Retype only what runs from the beginning of the data through the line with "x_minor = list(range(1985, 2006))"; please omit the pictures and keep every line exact.

Data block:
☆ ☆ ☆ ☆ ☆

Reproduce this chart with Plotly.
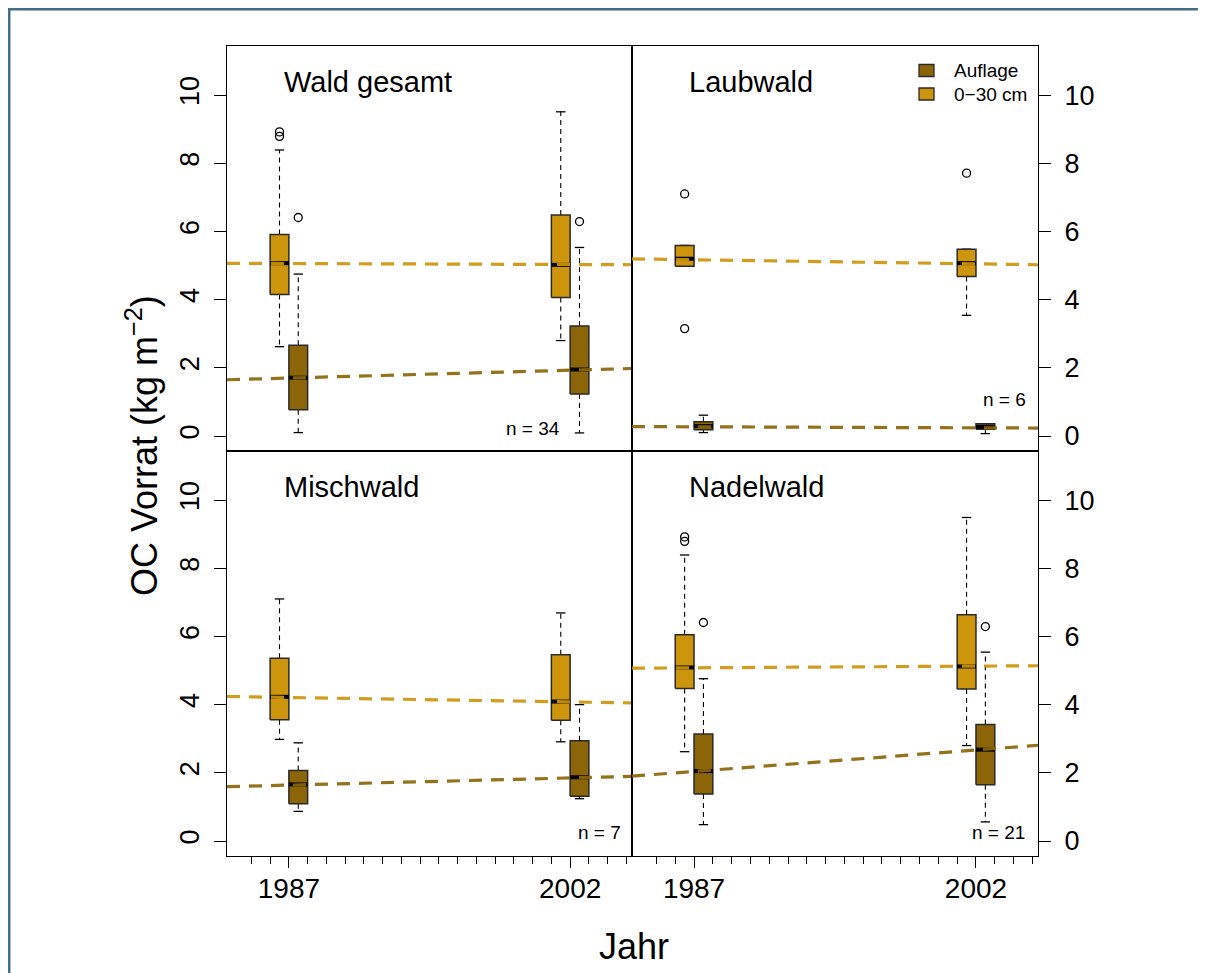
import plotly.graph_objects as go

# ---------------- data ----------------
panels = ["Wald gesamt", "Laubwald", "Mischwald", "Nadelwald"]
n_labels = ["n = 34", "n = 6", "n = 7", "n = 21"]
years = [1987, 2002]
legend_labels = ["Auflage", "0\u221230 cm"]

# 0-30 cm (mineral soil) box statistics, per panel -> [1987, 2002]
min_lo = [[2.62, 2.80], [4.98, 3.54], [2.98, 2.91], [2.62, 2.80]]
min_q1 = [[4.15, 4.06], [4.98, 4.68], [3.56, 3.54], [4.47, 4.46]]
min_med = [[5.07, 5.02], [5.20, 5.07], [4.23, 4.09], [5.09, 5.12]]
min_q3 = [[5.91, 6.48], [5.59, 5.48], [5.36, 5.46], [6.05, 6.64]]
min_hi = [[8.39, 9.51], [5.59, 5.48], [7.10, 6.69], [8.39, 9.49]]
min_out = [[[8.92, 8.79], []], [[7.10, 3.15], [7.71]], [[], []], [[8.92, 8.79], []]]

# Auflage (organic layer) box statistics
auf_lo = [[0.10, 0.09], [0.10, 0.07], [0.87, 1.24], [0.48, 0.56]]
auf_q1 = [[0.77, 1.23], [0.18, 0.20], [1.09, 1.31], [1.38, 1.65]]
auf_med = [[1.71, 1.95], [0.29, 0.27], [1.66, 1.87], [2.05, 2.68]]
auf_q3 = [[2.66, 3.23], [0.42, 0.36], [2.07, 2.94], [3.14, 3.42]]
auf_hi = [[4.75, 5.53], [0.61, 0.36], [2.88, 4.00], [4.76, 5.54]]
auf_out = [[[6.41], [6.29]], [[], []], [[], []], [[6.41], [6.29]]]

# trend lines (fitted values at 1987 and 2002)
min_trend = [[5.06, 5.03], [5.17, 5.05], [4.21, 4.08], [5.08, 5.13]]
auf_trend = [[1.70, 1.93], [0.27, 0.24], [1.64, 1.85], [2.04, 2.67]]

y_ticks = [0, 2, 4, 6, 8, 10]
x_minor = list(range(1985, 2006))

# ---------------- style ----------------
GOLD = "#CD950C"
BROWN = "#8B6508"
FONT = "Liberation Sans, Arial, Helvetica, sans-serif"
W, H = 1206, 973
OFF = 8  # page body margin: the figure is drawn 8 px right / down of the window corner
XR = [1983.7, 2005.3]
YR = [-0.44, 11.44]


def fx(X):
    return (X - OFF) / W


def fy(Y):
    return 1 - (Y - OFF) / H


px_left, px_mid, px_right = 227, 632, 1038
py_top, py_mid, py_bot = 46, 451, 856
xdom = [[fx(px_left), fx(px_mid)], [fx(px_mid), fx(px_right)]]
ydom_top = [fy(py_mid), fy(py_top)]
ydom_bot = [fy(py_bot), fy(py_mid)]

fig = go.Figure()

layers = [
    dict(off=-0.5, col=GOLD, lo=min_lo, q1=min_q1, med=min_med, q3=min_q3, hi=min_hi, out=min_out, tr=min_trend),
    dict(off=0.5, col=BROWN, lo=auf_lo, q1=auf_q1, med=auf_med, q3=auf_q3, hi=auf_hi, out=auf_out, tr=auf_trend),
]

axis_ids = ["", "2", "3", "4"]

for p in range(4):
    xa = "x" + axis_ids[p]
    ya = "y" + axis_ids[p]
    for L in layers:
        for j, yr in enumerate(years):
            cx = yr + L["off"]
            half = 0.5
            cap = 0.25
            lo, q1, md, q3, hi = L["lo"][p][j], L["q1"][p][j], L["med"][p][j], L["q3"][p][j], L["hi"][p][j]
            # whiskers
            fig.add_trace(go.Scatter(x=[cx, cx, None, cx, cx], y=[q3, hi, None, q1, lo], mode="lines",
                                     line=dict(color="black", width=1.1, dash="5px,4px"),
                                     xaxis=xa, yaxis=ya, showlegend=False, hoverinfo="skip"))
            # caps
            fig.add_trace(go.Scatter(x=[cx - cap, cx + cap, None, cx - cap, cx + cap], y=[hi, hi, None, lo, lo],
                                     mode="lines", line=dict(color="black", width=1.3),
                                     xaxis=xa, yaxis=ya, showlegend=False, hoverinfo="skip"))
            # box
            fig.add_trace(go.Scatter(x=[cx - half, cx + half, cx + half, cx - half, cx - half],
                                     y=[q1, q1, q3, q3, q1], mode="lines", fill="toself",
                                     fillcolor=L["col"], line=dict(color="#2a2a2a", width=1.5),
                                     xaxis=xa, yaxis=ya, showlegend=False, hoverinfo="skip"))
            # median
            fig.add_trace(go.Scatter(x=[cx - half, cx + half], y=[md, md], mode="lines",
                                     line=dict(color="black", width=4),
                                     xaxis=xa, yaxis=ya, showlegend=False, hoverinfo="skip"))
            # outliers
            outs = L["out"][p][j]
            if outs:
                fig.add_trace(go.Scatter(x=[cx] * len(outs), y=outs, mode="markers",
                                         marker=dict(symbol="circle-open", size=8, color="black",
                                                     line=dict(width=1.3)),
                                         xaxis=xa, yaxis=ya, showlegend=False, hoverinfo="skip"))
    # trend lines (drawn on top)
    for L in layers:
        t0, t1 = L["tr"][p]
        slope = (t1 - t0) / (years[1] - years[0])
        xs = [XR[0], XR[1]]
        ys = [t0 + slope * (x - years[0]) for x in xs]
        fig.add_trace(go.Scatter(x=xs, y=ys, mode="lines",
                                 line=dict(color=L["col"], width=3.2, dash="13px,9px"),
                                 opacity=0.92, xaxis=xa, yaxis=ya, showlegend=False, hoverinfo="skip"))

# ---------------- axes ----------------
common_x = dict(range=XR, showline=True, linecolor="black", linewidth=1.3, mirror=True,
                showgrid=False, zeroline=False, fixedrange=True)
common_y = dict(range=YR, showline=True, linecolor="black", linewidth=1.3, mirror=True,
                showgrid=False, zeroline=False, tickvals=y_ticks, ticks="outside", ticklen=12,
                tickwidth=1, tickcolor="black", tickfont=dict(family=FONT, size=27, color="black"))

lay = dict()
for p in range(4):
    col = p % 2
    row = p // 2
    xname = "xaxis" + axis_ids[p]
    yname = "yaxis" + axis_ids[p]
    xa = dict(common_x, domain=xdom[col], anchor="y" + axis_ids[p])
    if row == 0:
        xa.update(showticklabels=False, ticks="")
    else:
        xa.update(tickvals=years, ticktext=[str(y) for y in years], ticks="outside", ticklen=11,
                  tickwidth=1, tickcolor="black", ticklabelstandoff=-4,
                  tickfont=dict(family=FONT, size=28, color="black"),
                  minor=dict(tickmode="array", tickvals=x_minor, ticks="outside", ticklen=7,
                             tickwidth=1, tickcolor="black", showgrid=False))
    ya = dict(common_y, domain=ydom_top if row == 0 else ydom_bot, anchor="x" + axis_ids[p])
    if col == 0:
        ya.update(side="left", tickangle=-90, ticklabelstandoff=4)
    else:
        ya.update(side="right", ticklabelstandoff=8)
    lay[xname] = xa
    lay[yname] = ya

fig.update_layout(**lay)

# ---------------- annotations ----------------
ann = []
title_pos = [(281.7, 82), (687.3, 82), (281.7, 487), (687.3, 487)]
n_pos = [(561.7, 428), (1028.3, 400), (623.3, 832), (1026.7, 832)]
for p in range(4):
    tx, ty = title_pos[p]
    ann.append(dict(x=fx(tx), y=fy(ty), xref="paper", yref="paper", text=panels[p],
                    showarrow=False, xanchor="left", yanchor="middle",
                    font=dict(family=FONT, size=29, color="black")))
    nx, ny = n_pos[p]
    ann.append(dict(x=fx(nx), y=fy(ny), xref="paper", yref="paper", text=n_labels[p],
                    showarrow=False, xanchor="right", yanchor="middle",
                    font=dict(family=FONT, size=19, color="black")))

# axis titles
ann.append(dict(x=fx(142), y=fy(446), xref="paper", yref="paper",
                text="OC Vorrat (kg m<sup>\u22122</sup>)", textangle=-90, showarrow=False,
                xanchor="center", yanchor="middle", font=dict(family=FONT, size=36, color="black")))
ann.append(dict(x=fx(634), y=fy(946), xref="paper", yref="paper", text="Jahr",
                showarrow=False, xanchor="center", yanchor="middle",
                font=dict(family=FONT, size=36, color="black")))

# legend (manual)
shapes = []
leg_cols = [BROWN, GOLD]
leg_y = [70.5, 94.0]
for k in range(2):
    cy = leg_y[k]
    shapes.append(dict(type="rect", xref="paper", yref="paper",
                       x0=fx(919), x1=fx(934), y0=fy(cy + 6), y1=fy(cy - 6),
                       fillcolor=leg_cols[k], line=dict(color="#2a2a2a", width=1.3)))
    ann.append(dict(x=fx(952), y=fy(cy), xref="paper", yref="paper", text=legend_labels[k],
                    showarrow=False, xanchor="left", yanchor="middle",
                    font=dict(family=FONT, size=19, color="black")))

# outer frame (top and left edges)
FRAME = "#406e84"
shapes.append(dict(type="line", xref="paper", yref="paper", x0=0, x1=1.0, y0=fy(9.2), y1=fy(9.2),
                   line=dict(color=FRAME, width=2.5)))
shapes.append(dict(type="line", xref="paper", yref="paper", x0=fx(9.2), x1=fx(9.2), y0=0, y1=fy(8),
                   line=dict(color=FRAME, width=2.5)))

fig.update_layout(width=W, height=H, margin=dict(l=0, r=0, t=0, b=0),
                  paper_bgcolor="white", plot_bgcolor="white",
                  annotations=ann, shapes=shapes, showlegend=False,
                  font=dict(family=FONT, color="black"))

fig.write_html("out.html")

☆ ☆ ☆ ☆ ☆

Exercise solution:
Reproduce this chart with Plotly.
import plotly.graph_objects as go

# ---------------- data ----------------
panels = ["Wald gesamt", "Laubwald", "Mischwald", "Nadelwald"]
n_labels = ["n = 34", "n = 6", "n = 7", "n = 21"]
years = [1987, 2002]
legend_labels = ["Auflage", "0\u221230 cm"]

# 0-30 cm (mineral soil) box statistics, per panel -> [1987, 2002]
min_lo = [[2.62, 2.80], [4.98, 3.54], [2.98, 2.91], [2.62, 2.80]]
min_q1 = [[4.15, 4.06], [4.98, 4.68], [3.56, 3.54], [4.47, 4.46]]
min_med = [[5.07, 5.02], [5.20, 5.07], [4.23, 4.09], [5.09, 5.12]]
min_q3 = [[5.91, 6.48], [5.59, 5.48], [5.36, 5.46], [6.05, 6.64]]
min_hi = [[8.39, 9.51], [5.59, 5.48], [7.10, 6.69], [8.39, 9.49]]
min_out = [[[8.92, 8.79], []], [[7.10, 3.15], [7.71]], [[], []], [[8.92, 8.79], []]]

# Auflage (organic layer) box statistics
auf_lo = [[0.10, 0.09], [0.10, 0.07], [0.87, 1.24], [0.48, 0.56]]
auf_q1 = [[0.77, 1.23], [0.18, 0.20], [1.09, 1.31], [1.38, 1.65]]
auf_med = [[1.71, 1.95], [0.29, 0.27], [1.66, 1.87], [2.05, 2.68]]
auf_q3 = [[2.66, 3.23], [0.42, 0.36], [2.07, 2.94], [3.14, 3.42]]
auf_hi = [[4.75, 5.53], [0.61, 0.36], [2.88, 4.00], [4.76, 5.54]]
auf_out = [[[6.41], [6.29]], [[], []], [[], []], [[6.41], [6.29]]]

# trend lines (fitted values at 1987 and 2002)
min_trend = [[5.06, 5.03], [5.17, 5.05], [4.21, 4.08], [5.08, 5.13]]
auf_trend = [[1.70, 1.93], [0.27, 0.24], [1.64, 1.85], [2.04, 2.67]]

y_ticks = [0, 2, 4, 6, 8, 10]
x_minor = list(range(1985, 2006))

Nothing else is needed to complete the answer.